Partant de là, quelques détails sont troublants. Oui, il y a une « scène de viande »: un repas où le gigot occupe le premier plan, où l’institutrice – moitié oiseau de proie, rappelons-le – croque dedans et bave, tandis que la cuisse de poulet démesurée dans l’assiette d’une ravissante petite fillette à anglaises l’amène à révéler son côté monstrueux : une gueule dentelée qui lui fend soudain la nuque et dévore le pilon en une furieuse mastication carnassière à l’arrière de son crâne.

Quelques minutes sur Google vous conduiront ainsi à un article de Ransom Riggs, auteur du roman adapté ici par Tim Burton, intitulé The city that goes vegetarian on Thursday et s’achevant sur ces mots : « Je ne suis absolument pas végétarien, mais quand je prends les choses rationnellement, je me dis qu’il faudrait que je le sois. » (« I’m not a vegetarian by any standard, but when I think about all this rationally, I kind of wish I were »). Ce texte date de 2009, le roman Miss Peregrine de 2011 : troublant, disions-nous.

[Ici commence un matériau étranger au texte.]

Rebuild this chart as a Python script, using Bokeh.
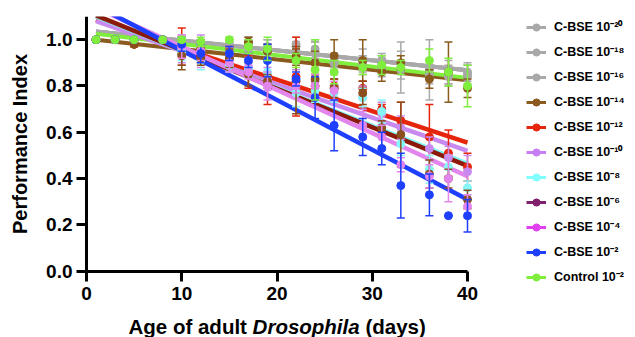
import numpy as np
from bokeh.plotting import figure
from bokeh.models import (ColumnDataSource, Legend, LegendItem, FixedTicker,
                          PrintfTickFormatter, Label, Range1d)
from bokeh.embed import file_html
from bokeh.resources import INLINE

# ---------------- data ----------------
days = [1, 3, 5, 8, 10, 12, 15, 17, 19, 22, 24, 26, 29, 31, 33, 36, 38, 40]
x_ticks = [0, 10, 20, 30, 40]
y_ticks = [0.0, 0.2, 0.4, 0.6, 0.8, 1.0]
fit_days = [1, 40]

labels = ["C-BSE 10\u207b\u00b2\u2070", "C-BSE 10\u207b\u00b9\u2078", "C-BSE 10\u207b\u00b9\u2076",
          "C-BSE 10\u207b\u00b9\u2074", "C-BSE 10\u207b\u00b9\u00b2", "C-BSE 10\u207b\u00b9\u2070",
          "C-BSE 10\u207b\u2078", "C-BSE 10\u207b\u2076", "C-BSE 10\u207b\u2074",
          "C-BSE 10\u207b\u00b2", "Control 10\u207b\u00b2"]

pi_m20 = [1.0, 1.0, 1.0, 1.0, 0.99, 0.98, 0.97, 0.98, 0.95, 0.98, 0.96, 0.90, 0.91, 0.90, 0.88, 0.87, 0.84, 0.85]
err_m20 = [0, 0, 0, 0, 0.02, 0.02, 0.02, 0.03, 0.03, 0.03, 0.04, 0.04, 0.05, 0.03, 0.11, 0.13, 0.04, 0.04]
pi_m18 = [1.0, 1.0, 1.0, 1.0, 0.98, 0.97, 0.98, 0.96, 0.96, 0.97, 0.94, 0.91, 0.89, 0.91, 0.90, 0.85, 0.86, 0.86]
err_m18 = [0, 0, 0, 0, 0.02, 0.03, 0.02, 0.03, 0.04, 0.02, 0.05, 0.03, 0.04, 0.03, 0.05, 0.04, 0.05, 0.04]
pi_m16 = [1.0, 1.0, 1.0, 1.0, 0.99, 0.98, 0.96, 0.99, 0.97, 0.95, 0.95, 0.90, 0.90, 0.88, 0.87, 0.88, 0.85, 0.84]
err_m16 = [0, 0, 0, 0, 0.02, 0.02, 0.03, 0.02, 0.03, 0.04, 0.04, 0.03, 0.03, 0.04, 0.04, 0.03, 0.04, 0.05]
pi_m14 = [1.0, 1.0, 0.98, 1.0, 0.94, 0.96, 0.92, 0.99, 0.95, 0.93, 0.90, 0.93, 0.91, 0.86, 0.90, 0.83, 0.86, 0.79]
err_m14 = [0, 0, 0.01, 0, 0.07, 0.04, 0.03, 0.02, 0.03, 0.04, 0.05, 0.07, 0.09, 0.04, 0.03, 0.04, 0.13, 0.04]
pi_m12 = [1.0, 1.0, 0.98, 1.0, 0.97, 0.93, 0.93, 0.86, 0.84, 0.84, 0.80, 0.80, 0.79, 0.70, 0.65, 0.58, 0.51, 0.45]
err_m12 = [0, 0, 0.01, 0, 0.08, 0.03, 0.04, 0.07, 0.12, 0.17, 0.05, 0.03, 0.03, 0.02, 0.08, 0.14, 0.10, 0.06]
pi_m10 = [1.0, 1.0, 1.0, 1.0, 0.96, 0.95, 0.93, 0.88, 0.83, 0.82, 0.82, 0.79, 0.75, 0.68, 0.62, 0.53, 0.49, 0.43]
err_m10 = [0, 0, 0, 0, 0.06, 0.07, 0.03, 0.04, 0.05, 0.05, 0.06, 0.06, 0.05, 0.05, 0.05, 0.05, 0.05, 0.07]
pi_m8 = [1.0, 1.0, 1.0, 1.0, 0.95, 0.91, 0.89, 0.87, 0.86, 0.77, 0.78, 0.77, 0.75, 0.69, 0.55, 0.44, 0.45, 0.36]
err_m8 = [0, 0, 0, 0, 0.04, 0.04, 0.03, 0.03, 0.04, 0.06, 0.05, 0.04, 0.04, 0.05, 0.05, 0.06, 0.05, 0.03]
pi_m6 = [1.0, 1.0, 0.98, 1.0, 0.93, 0.92, 0.92, 0.85, 0.82, 0.82, 0.83, 0.79, 0.77, 0.62, 0.59, 0.42, 0.40, 0.31]
err_m6 = [0, 0, 0.01, 0, 0.04, 0.03, 0.04, 0.05, 0.03, 0.14, 0.04, 0.04, 0.05, 0.03, 0.14, 0.06, 0.04, 0.04]
pi_m4 = [1.0, 1.0, 1.0, 1.0, 0.97, 0.95, 0.90, 0.86, 0.80, 0.80, 0.80, 0.78, 0.63, 0.58, 0.46, 0.41, 0.40, 0.28]
err_m4 = [0, 0, 0, 0, 0.05, 0.04, 0.04, 0.03, 0.06, 0.03, 0.05, 0.04, 0.06, 0.05, 0.03, 0.05, 0.10, 0.05]
pi_m2 = [1.0, 1.0, 1.0, 1.0, 0.98, 0.94, 0.94, 0.91, 0.91, 0.83, 0.75, 0.63, 0.58, 0.53, 0.37, 0.33, 0.24, 0.24]
err_m2 = [0, 0, 0, 0, 0.03, 0.04, 0.03, 0.03, 0.07, 0.03, 0.09, 0.11, 0.08, 0.07, 0.14, 0.09, 0.0, 0.07]
pi_ctrl = [1.0, 1.0, 1.0, 1.0, 1.0, 0.99, 1.0, 0.97, 0.96, 0.91, 0.87, 0.86, 0.88, 0.89, 0.88, 0.91, 0.86, 0.80]
err_ctrl = [0, 0, 0, 0, 0.01, 0.02, 0.01, 0.03, 0.05, 0.03, 0.13, 0.05, 0.03, 0.04, 0.03, 0.05, 0.06, 0.09]

# linear-fit line values at day 1 and day 40
fit_start = [1.035, 1.035, 1.035, 1.0, 1.085, 1.08, 1.10, 1.105, 1.137, 1.147, 1.025]
fit_end = [0.868, 0.868, 0.868, 0.825, 0.555, 0.52, 0.465, 0.455, 0.41, 0.31, 0.835]

values = [pi_m20, pi_m18, pi_m16, pi_m14, pi_m12, pi_m10, pi_m8, pi_m6, pi_m4, pi_m2, pi_ctrl]
errors = [err_m20, err_m18, err_m16, err_m14, err_m12, err_m10, err_m8, err_m6, err_m4, err_m2, err_ctrl]

# ---------------- styles ----------------
point_colors = ["#A9A9A9", "#A9A9A9", "#A9A9A9", "#8B5A1E", "#E5260C", "#C98AF0", "#86F7F7",
                "#8B4E1C", "#E285EC", "#1F3FFF", "#80EE3C"]
line_colors = ["#A9A9A9", "#A9A9A9", "#A9A9A9", "#8B5A1E", "#E5260C", "#C98AF0", "#86F7F7",
               "#8B1A0A", "#E285EC", "#1F3FFF", "#80EE3C"]
legend_colors = ["#A9A9A9", "#A9A9A9", "#A9A9A9", "#8B5A1E", "#E5260C", "#C77DF3", "#80FFFF",
                 "#7F1F6E", "#E040F0", "#1F3FFF", "#80EE3C"]
line_order = [0, 1, 2, 3, 10, 4, 5, 6, 7, 8, 9]
FONT = "Liberation Sans"

W, H = 635, 337
AXIS_X, TOP = 86, 16
PX_PER_DAY = 9.525
PX_PER_PI = 231.6
x_start = -AXIS_X / PX_PER_DAY
x_end = (W - AXIS_X) / PX_PER_DAY
y_start = 1.1 - (H - TOP) / PX_PER_PI

p = figure(width=W, height=H, output_backend="svg", toolbar_location=None,
           x_range=Range1d(x_start, x_end), y_range=Range1d(y_start, 1.1),
           min_border_left=0, min_border_right=0, min_border_top=TOP, min_border_bottom=0)
p.outline_line_color = None
p.grid.visible = False
p.background_fill_color = "white"
p.border_fill_color = "white"

# regression lines
for i in line_order:
    src = ColumnDataSource(dict(x=fit_days, y=[fit_start[i], fit_end[i]]))
    lw = 4.5 if i in (4, 5, 6, 7, 8, 9) else 4
    p.line("x", "y", source=src, line_color=line_colors[i], line_width=lw)

# error bars and points
for i in range(len(values)):
    v = np.array(values[i])
    e = np.array(errors[i])
    src = ColumnDataSource(dict(x=days, y=v, lo=v - e, hi=v + e))
    c = point_colors[i]
    p.segment(x0="x", y0="lo", x1="x", y1="hi", source=src, line_color=c, line_width=1.5)
    p.scatter("x", "hi", source=src, marker="dash", size=8, line_color=c, line_width=1.5)
    p.scatter("x", "lo", source=src, marker="dash", size=8, line_color=c, line_width=1.5)
    p.scatter("x", "y", source=src, marker="circle", size=8, fill_color=c, line_color=c)

# legend-only renderers
items = []
for i, lab in enumerate(labels):
    src = ColumnDataSource(dict(x=[np.nan], y=[np.nan]))
    lr = p.line("x", "y", source=src, line_color=legend_colors[i], line_width=3)
    sr = p.scatter("x", "y", source=src, marker="circle", fill_color=legend_colors[i],
                   line_color=legend_colors[i])
    items.append(LegendItem(label=lab, renderers=[lr, sr]))

legend = Legend(items=items, location=(526, 51.3), orientation="vertical",
                glyph_width=20, glyph_height=18, label_height=18, spacing=7,
                padding=0, margin=0, label_standoff=8,
                border_line_alpha=0, background_fill_alpha=0,
                label_text_font=FONT, label_text_font_style="bold",
                label_text_font_size="12.5px", label_text_color="black")
p.add_layout(legend)

# axes (pinned at the origin)
for ax in (p.xaxis[0], p.yaxis[0]):
    ax.fixed_location = 0
    ax.axis_line_width = 3
    ax.axis_line_color = "black"
    ax.major_tick_line_width = 3
    ax.major_tick_line_color = "black"
    ax.major_tick_out = 10
    ax.major_tick_in = 0
    ax.minor_tick_line_color = None
    ax.major_label_text_font = FONT
    ax.major_label_text_font_style = "bold"
    ax.major_label_text_font_size = "19px"
    ax.major_label_text_color = "black"

p.xaxis.ticker = FixedTicker(ticks=x_ticks)
p.xaxis.bounds = (0, 40)
p.xaxis.major_label_standoff = 6
p.yaxis.ticker = FixedTicker(ticks=y_ticks)
p.yaxis.formatter = PrintfTickFormatter(format="%.1f")
p.yaxis.bounds = (0, 1.1)
p.yaxis.major_label_standoff = 4
p.yaxis.axis_label = "Performance Index"
p.yaxis.axis_label_text_font = FONT
p.yaxis.axis_label_text_font_style = "bold"
p.yaxis.axis_label_text_font_size = "20px"
p.yaxis.axis_label_text_color = "black"
p.yaxis.axis_label_standoff = 12

# x-axis title with italic genus name
xparts = [("Age of adult", "bold", 128), ("Drosophila", "bold italic", 252.1), ("(days)", "bold", 364.9)]
for txt, style, xs in xparts:
    p.add_layout(Label(x=xs, y=11, x_units="screen", y_units="screen", text=txt,
                       text_font=FONT, text_font_style=style, text_font_size="20.5px",
                       text_baseline="alphabetic", text_color="black"))

open("out.html", "w").write(file_html(p, INLINE))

Difficile de ne pas tiquer non plus en découvrant le pouvoir rendant Jakob « particulier » : il peut voir les holocaustes. Enfin, les « hollow-ghosts ». Mais prononcé très vite, en 1943, par un héros au prénom juif, c’est un peu la même chose. Les holocaustes, ici, sont de monstrueux géants carnivores sans yeux, uniquement pourvus d’une gueule immense et invisibles pour tout le monde, sauf le héros. Chaque jour, à l’heure du goûter, l’institutrice en tue un ; chaque soir, à l’heure du dîner, elle rembobine la journée jusqu’à la soirée de la veille afin d’éviter à un obus nazi de raser le manoir. Le parallèle est-il suffisamment clair ?

Or ici la métaphore ne fonctionne pas seulement au sein d’une évocation des massacres humains. A un moment donné, c’est un troupeau de moutons qui succombe à un holocauste. A la fin, l’un de ces derniers est abattu par un squelette animé coiffé d’une toque de chef et armé d’un couteau de boucher. Les holocaustes tirent en effet leur puissance de leur régime alimentaire : des yeux d’enfants. La bataille finale consiste donc à les rendre visible pour tout le monde aussi bien qu’à Jakob, en leur tirant dessus avec de la neige, des cotillons ou de la barbe à papa. Encore une victoire du cinéma commercial sur la mort industrielle.